The research in the WADE report is based on data and reports from the United Nations Framework Convention on Climate Change (UNFCCC), market data, research institutes, CDM project participants and other stakeholders.
According to WADE Executive Director David Sweet: ‘This landmark study highlights the global potential for decentralized energy to improve the environment and the corporate bottom line. The CDM incentive makes DE technologies even more attractive than they already are and will accelerate the pace of addressing the greenhouse gas problem.’
GOTHENBURG CHP PLANT TO OPERATE AT 92.5% EFFICIENCY
Sweden’s Göteborg Energi has inaugurated a new, 260 MW CHP plant in the city of Gothenburg that is estimated to be able to prevent the emission of 600,000 tonnes per year of carbon dioxide.

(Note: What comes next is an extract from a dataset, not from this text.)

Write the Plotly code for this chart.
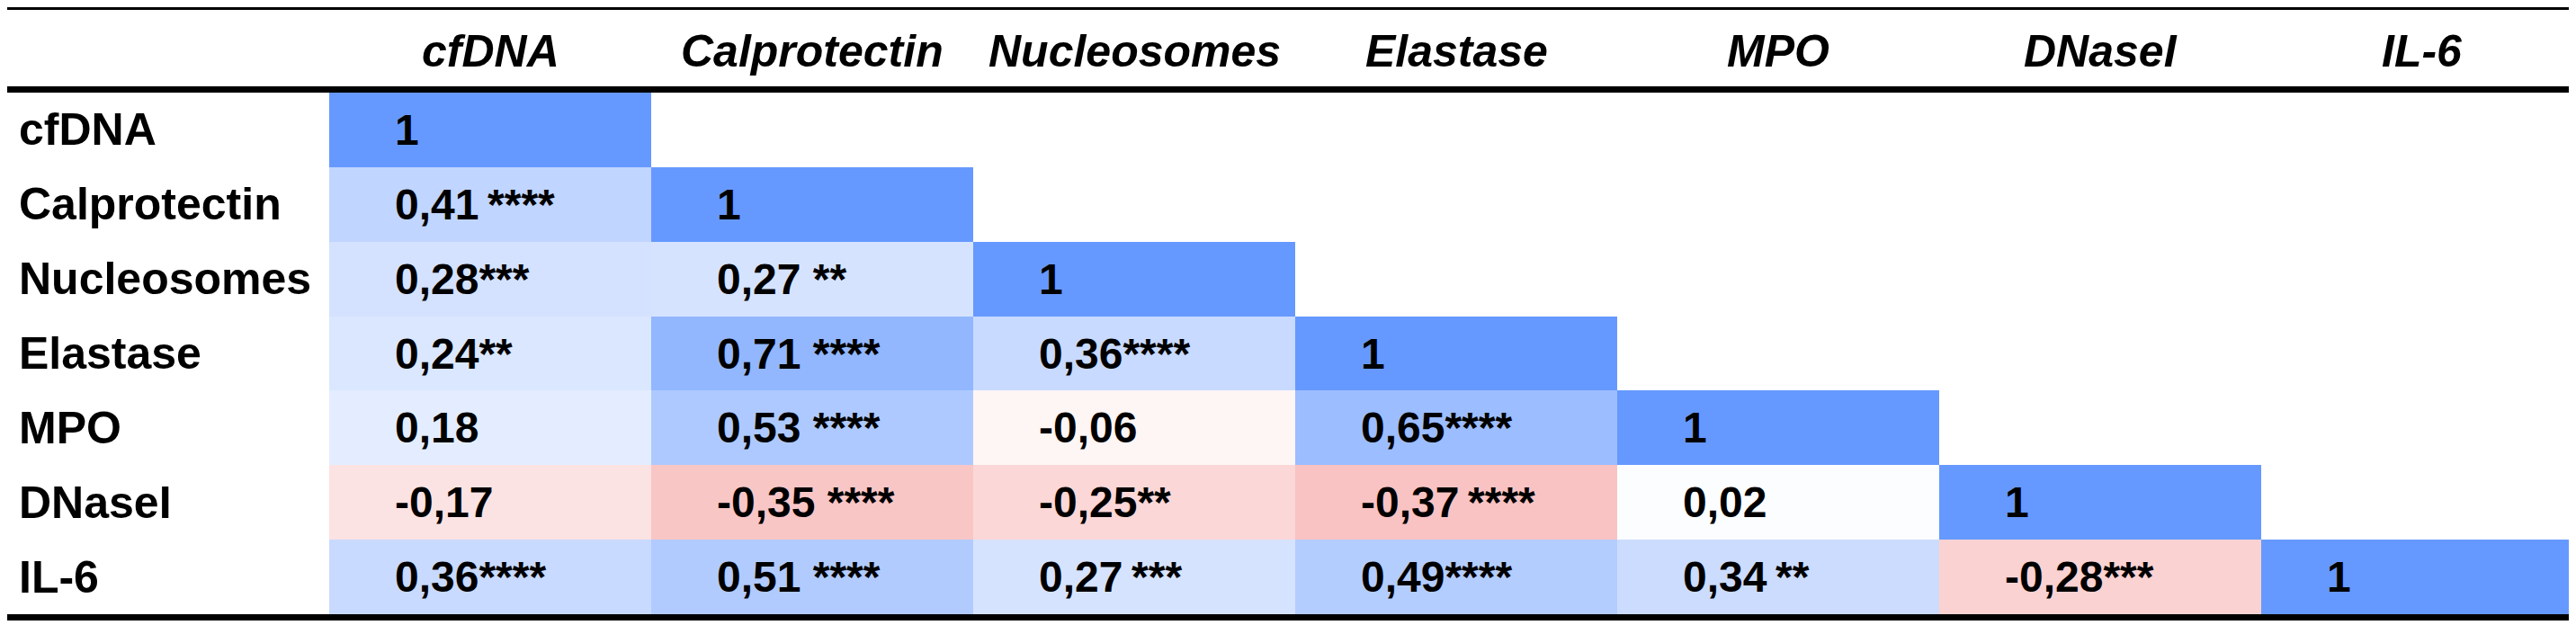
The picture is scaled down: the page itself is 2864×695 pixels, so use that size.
import plotly.graph_objects as go

# Spearman correlation matrix (lower triangle), values
variables = ["cfDNA", "Calprotectin", "Nucleosomes", "Elastase", "MPO", "DNaseI", "IL-6"]

r_lower = [
    [1],
    [0.41, 1],
    [0.28, 0.27, 1],
    [0.24, 0.71, 0.36, 1],
    [0.18, 0.53, -0.06, 0.65, 1],
    [-0.17, -0.35, -0.25, -0.37, 0.02, 1],
    [0.36, 0.51, 0.27, 0.49, 0.34, -0.28, 1],
]

# significance marks as printed (leading space where the table has one)
stars = [
    [""],
    ["\u2009****", ""],
    ["***", " **", ""],
    ["**", " ****", "****", ""],
    ["", " ****", "", "****", ""],
    ["", " ****", "**", "\u2009****", "", ""],
    ["****", " ****", "\u2009***", "****", "\u2009**", "***", ""],
]

W, H = 2864, 695
FONT = "Arial, Liberation Sans, sans-serif"

n = len(variables)
z = [[r_lower[i][j] if j <= i else None for j in range(n)] for i in range(n)]


def fmt(v):
    return "1" if v == 1 else f"{v:.2f}".replace(".", ",")


fig = go.Figure(go.Heatmap(
    z=z, x=variables, y=variables,
    zmin=-1, zmax=1,
    colorscale=[[0, "rgb(239,93,93)"], [0.5, "rgb(255,255,255)"], [1, "rgb(102,153,255)"]],
    showscale=False, xgap=0, ygap=0, hoverinfo="skip",
))

# cell values
for i in range(n):
    for j in range(i + 1):
        fig.add_annotation(
            x=variables[j], y=variables[i], xref="x", yref="y",
            text=fmt(r_lower[i][j]) + stars[i][j],
            showarrow=False, xanchor="left", xshift=-108,
            font=dict(family=FONT, size=48, color="black", weight="bold"),
        )

# column headers
for v in variables:
    fig.add_annotation(
        x=v, y=1 - 48.5 / H, xref="x", yref="paper",
        text=v, showarrow=False, yanchor="middle",
        font=dict(family=FONT, size=50, color="black", weight="bold", style="italic"),
    )

# row labels
for v in variables:
    fig.add_annotation(
        x=11 / W, y=v, xref="paper", yref="y",
        text=v, showarrow=False, xanchor="left",
        font=dict(family=FONT, size=50, color="black", weight="bold"),
    )

# table rules
for yc, lw in [(1.5, 3), (91.5, 7), (678.5, 7)]:
    fig.add_shape(type="line", xref="paper", yref="paper",
                  x0=0, x1=1, y0=1 - yc / H, y1=1 - yc / H,
                  line=dict(color="black", width=lw))

fig.update_xaxes(domain=[358 / W, 1], showticklabels=False, showgrid=False,
                 zeroline=False, showline=False, ticks="")
fig.update_yaxes(domain=[(H - 675) / H, (H - 95) / H], autorange="reversed",
                 showticklabels=False, showgrid=False, zeroline=False,
                 showline=False, ticks="")
fig.update_layout(
    width=W, height=H,
    margin=dict(l=0, r=0, t=0, b=0),
    paper_bgcolor="white", plot_bgcolor="white",
    showlegend=False,
)
fig.write_html("out.html")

The natural gas-fired plant, installed by Siemens Power Generation, has an overall efficiency of 92.5% and will meet around 35% of Gothenburg’s district heating demands and 30% of its power requirements. Plant commissioning was scheduled to be completed at the end of 2006.
The new plant, sited in the Rya dock area of the city overlooking the River Göta, is the first large-scale power plant to be built in Sweden for twenty years and it will be used to meet the significant increase in demand for electricity and district heating, feeding some 260 MW of electricity into the Swedish grid. Combining a gas turbine cycle for power production with a steam turbine cycle for power and heat production has resulted in the very high level of overall efficiency, says Siemens.
The Siemens scope of supply included civil works, turbines, heat recovery steam generators, erection, commissioning and performance testing. A separate long-term service contract for a period of 15 years was also signed.
The power island for the plant comprises three 45 MW SGT-800 gas turbines and one 141 MW SST-900 steam turbine. The gas turbines are specially designed for cogeneration applications, optimized to exhaust into a heat recovery steam generator for maximum efficiency.
They are fitted with low NOx burners for operation on both oil and natural gas.